▶ [WORK INSTRUCTIONS] Give back the full listing, character for character, with no pictures.

——————————

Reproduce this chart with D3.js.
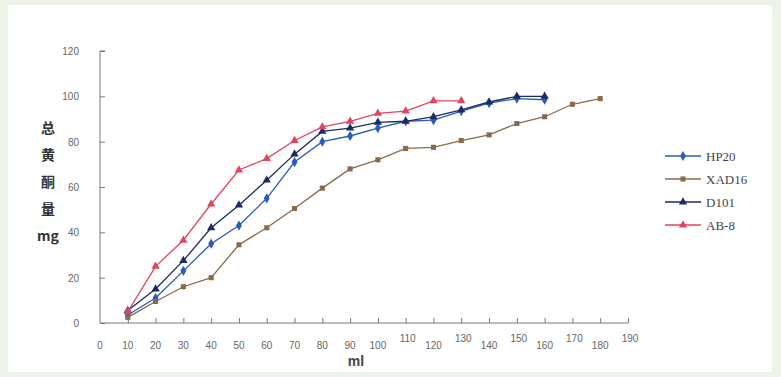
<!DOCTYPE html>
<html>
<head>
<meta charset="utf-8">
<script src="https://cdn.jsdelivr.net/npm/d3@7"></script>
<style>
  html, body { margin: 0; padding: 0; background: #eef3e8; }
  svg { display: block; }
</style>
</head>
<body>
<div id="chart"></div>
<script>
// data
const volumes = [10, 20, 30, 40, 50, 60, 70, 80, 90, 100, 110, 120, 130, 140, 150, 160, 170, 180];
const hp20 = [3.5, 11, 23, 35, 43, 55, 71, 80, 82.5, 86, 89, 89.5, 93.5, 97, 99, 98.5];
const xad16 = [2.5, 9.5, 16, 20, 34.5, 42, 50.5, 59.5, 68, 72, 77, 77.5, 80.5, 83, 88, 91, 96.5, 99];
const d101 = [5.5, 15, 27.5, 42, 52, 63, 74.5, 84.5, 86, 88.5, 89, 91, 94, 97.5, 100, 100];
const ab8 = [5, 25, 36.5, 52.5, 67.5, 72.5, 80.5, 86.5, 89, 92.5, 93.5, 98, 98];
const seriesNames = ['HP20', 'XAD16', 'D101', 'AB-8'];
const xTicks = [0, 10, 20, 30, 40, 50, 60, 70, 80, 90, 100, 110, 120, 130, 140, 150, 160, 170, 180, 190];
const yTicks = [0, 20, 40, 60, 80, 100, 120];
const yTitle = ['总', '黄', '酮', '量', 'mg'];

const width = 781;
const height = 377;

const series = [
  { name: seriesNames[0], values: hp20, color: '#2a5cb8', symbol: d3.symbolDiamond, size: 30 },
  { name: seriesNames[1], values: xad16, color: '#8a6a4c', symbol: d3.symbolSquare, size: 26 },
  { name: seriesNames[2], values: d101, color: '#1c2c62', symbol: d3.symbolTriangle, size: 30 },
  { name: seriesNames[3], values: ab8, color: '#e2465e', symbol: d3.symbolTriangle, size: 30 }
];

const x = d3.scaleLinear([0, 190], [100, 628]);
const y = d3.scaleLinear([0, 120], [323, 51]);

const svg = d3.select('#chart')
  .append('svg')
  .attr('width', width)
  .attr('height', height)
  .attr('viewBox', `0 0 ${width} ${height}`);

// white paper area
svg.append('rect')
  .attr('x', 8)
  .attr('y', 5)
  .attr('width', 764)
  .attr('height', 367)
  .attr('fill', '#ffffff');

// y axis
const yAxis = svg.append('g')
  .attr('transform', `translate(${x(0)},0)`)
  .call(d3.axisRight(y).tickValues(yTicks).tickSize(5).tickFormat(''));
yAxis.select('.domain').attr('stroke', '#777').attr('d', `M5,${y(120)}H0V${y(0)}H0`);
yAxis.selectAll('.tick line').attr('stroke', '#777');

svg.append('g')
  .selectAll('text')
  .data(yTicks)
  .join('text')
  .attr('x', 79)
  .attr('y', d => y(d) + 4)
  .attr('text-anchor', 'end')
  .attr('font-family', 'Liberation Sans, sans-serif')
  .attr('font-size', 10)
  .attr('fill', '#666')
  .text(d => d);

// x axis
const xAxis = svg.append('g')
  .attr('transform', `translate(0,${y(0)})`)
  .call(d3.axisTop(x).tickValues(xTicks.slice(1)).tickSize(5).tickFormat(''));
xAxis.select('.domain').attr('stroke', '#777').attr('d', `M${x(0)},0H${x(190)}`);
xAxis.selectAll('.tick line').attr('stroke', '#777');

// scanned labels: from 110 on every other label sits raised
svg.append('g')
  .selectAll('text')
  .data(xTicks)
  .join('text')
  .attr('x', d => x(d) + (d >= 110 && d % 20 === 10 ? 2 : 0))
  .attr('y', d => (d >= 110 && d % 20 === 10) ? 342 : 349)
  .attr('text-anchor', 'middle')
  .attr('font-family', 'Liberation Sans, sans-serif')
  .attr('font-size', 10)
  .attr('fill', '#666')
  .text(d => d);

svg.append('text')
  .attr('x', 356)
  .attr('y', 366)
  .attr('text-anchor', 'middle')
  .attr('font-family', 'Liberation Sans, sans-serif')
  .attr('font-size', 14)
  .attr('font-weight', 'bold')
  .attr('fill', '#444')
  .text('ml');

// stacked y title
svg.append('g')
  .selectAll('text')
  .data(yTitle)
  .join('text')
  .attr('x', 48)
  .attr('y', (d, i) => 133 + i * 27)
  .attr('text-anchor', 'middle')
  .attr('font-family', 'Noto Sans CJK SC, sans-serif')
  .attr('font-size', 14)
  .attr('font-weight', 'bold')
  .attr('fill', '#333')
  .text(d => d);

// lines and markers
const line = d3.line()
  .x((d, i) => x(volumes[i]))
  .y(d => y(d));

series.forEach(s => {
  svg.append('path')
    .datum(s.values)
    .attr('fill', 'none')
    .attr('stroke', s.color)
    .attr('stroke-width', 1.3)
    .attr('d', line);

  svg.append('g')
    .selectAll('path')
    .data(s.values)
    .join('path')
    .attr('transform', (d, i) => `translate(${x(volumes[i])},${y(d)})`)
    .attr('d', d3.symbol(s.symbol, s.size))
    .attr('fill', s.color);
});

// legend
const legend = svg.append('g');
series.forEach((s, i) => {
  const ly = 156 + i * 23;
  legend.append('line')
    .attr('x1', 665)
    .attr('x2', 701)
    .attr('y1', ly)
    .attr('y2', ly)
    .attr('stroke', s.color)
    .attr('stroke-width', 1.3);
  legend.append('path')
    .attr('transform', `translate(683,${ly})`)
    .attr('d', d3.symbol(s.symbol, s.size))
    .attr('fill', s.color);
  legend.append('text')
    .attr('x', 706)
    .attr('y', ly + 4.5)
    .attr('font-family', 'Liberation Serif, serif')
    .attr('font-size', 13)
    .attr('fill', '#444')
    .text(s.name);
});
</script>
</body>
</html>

——————————

▶ [RESULT FOR THIS TASK]
Reproduce this chart with D3.js.
<!DOCTYPE html>
<html>
<head>
<meta charset="utf-8">
<script src="https://cdn.jsdelivr.net/npm/d3@7"></script>
<style>
  html, body { margin: 0; padding: 0; background: #eef3e8; }
  svg { display: block; }
</style>
</head>
<body>
<div id="chart"></div>
<script>
// data
const volumes = [10, 20, 30, 40, 50, 60, 70, 80, 90, 100, 110, 120, 130, 140, 150, 160, 170, 180];
const hp20 = [3.5, 11, 23, 35, 43, 55, 71, 80, 82.5, 86, 89, 89.5, 93.5, 97, 99, 98.5];
const xad16 = [2.5, 9.5, 16, 20, 34.5, 42, 50.5, 59.5, 68, 72, 77, 77.5, 80.5, 83, 88, 91, 96.5, 99];
const d101 = [5.5, 15, 27.5, 42, 52, 63, 74.5, 84.5, 86, 88.5, 89, 91, 94, 97.5, 100, 100];
const ab8 = [5, 25, 36.5, 52.5, 67.5, 72.5, 80.5, 86.5, 89, 92.5, 93.5, 98, 98];
const seriesNames = ['HP20', 'XAD16', 'D101', 'AB-8'];
const xTicks = [0, 10, 20, 30, 40, 50, 60, 70, 80, 90, 100, 110, 120, 130, 140, 150, 160, 170, 180, 190];
const yTicks = [0, 20, 40, 60, 80, 100, 120];
const yTitle = ['总', '黄', '酮', '量', 'mg'];

const width = 781;
const height = 377;

const series = [
  { name: seriesNames[0], values: hp20, color: '#2a5cb8', symbol: d3.symbolDiamond, size: 30 },
  { name: seriesNames[1], values: xad16, color: '#8a6a4c', symbol: d3.symbolSquare, size: 26 },
  { name: seriesNames[2], values: d101, color: '#1c2c62', symbol: d3.symbolTriangle, size: 30 },
  { name: seriesNames[3], values: ab8, color: '#e2465e', symbol: d3.symbolTriangle, size: 30 }
];

const x = d3.scaleLinear([0, 190], [100, 628]);
const y = d3.scaleLinear([0, 120], [323, 51]);

const svg = d3.select('#chart')
  .append('svg')
  .attr('width', width)
  .attr('height', height)
  .attr('viewBox', `0 0 ${width} ${height}`);

// white paper area
svg.append('rect')
  .attr('x', 8)
  .attr('y', 5)
  .attr('width', 764)
  .attr('height', 367)
  .attr('fill', '#ffffff');

// y axis
const yAxis = svg.append('g')
  .attr('transform', `translate(${x(0)},0)`)
  .call(d3.axisRight(y).tickValues(yTicks).tickSize(5).tickFormat(''));
yAxis.select('.domain').attr('stroke', '#777').attr('d', `M5,${y(120)}H0V${y(0)}H0`);
yAxis.selectAll('.tick line').attr('stroke', '#777');

svg.append('g')
  .selectAll('text')
  .data(yTicks)
  .join('text')
  .attr('x', 79)
  .attr('y', d => y(d) + 4)
  .attr('text-anchor', 'end')
  .attr('font-family', 'Liberation Sans, sans-serif')
  .attr('font-size', 10)
  .attr('fill', '#666')
  .text(d => d);

// x axis
const xAxis = svg.append('g')
  .attr('transform', `translate(0,${y(0)})`)
  .call(d3.axisTop(x).tickValues(xTicks.slice(1)).tickSize(5).tickFormat(''));
xAxis.select('.domain').attr('stroke', '#777').attr('d', `M${x(0)},0H${x(190)}`);
xAxis.selectAll('.tick line').attr('stroke', '#777');

// scanned labels: from 110 on every other label sits raised
svg.append('g')
  .selectAll('text')
  .data(xTicks)
  .join('text')
  .attr('x', d => x(d) + (d >= 110 && d % 20 === 10 ? 2 : 0))
  .attr('y', d => (d >= 110 && d % 20 === 10) ? 342 : 349)
  .attr('text-anchor', 'middle')
  .attr('font-family', 'Liberation Sans, sans-serif')
  .attr('font-size', 10)
  .attr('fill', '#666')
  .text(d => d);

svg.append('text')
  .attr('x', 356)
  .attr('y', 366)
  .attr('text-anchor', 'middle')
  .attr('font-family', 'Liberation Sans, sans-serif')
  .attr('font-size', 14)
  .attr('font-weight', 'bold')
  .attr('fill', '#444')
  .text('ml');

// stacked y title
svg.append('g')
  .selectAll('text')
  .data(yTitle)
  .join('text')
  .attr('x', 48)
  .attr('y', (d, i) => 133 + i * 27)
  .attr('text-anchor', 'middle')
  .attr('font-family', 'Noto Sans CJK SC, sans-serif')
  .attr('font-size', 14)
  .attr('font-weight', 'bold')
  .attr('fill', '#333')
  .text(d => d);

// lines and markers
const line = d3.line()
  .x((d, i) => x(volumes[i]))
  .y(d => y(d));

series.forEach(s => {
  svg.append('path')
    .datum(s.values)
    .attr('fill', 'none')
    .attr('stroke', s.color)
    .attr('stroke-width', 1.3)
    .attr('d', line);

  svg.append('g')
    .selectAll('path')
    .data(s.values)
    .join('path')
    .attr('transform', (d, i) => `translate(${x(volumes[i])},${y(d)})`)
    .attr('d', d3.symbol(s.symbol, s.size))
    .attr('fill', s.color);
});

// legend
const legend = svg.append('g');
series.forEach((s, i) => {
  const ly = 156 + i * 23;
  legend.append('line')
    .attr('x1', 665)
    .attr('x2', 701)
    .attr('y1', ly)
    .attr('y2', ly)
    .attr('stroke', s.color)
    .attr('stroke-width', 1.3);
  legend.append('path')
    .attr('transform', `translate(683,${ly})`)
    .attr('d', d3.symbol(s.symbol, s.size))
    .attr('fill', s.color);
  legend.append('text')
    .attr('x', 706)
    .attr('y', ly + 4.5)
    .attr('font-family', 'Liberation Serif, serif')
    .attr('font-size', 13)
    .attr('fill', '#444')
    .text(s.name);
});
</script>
</body>
</html>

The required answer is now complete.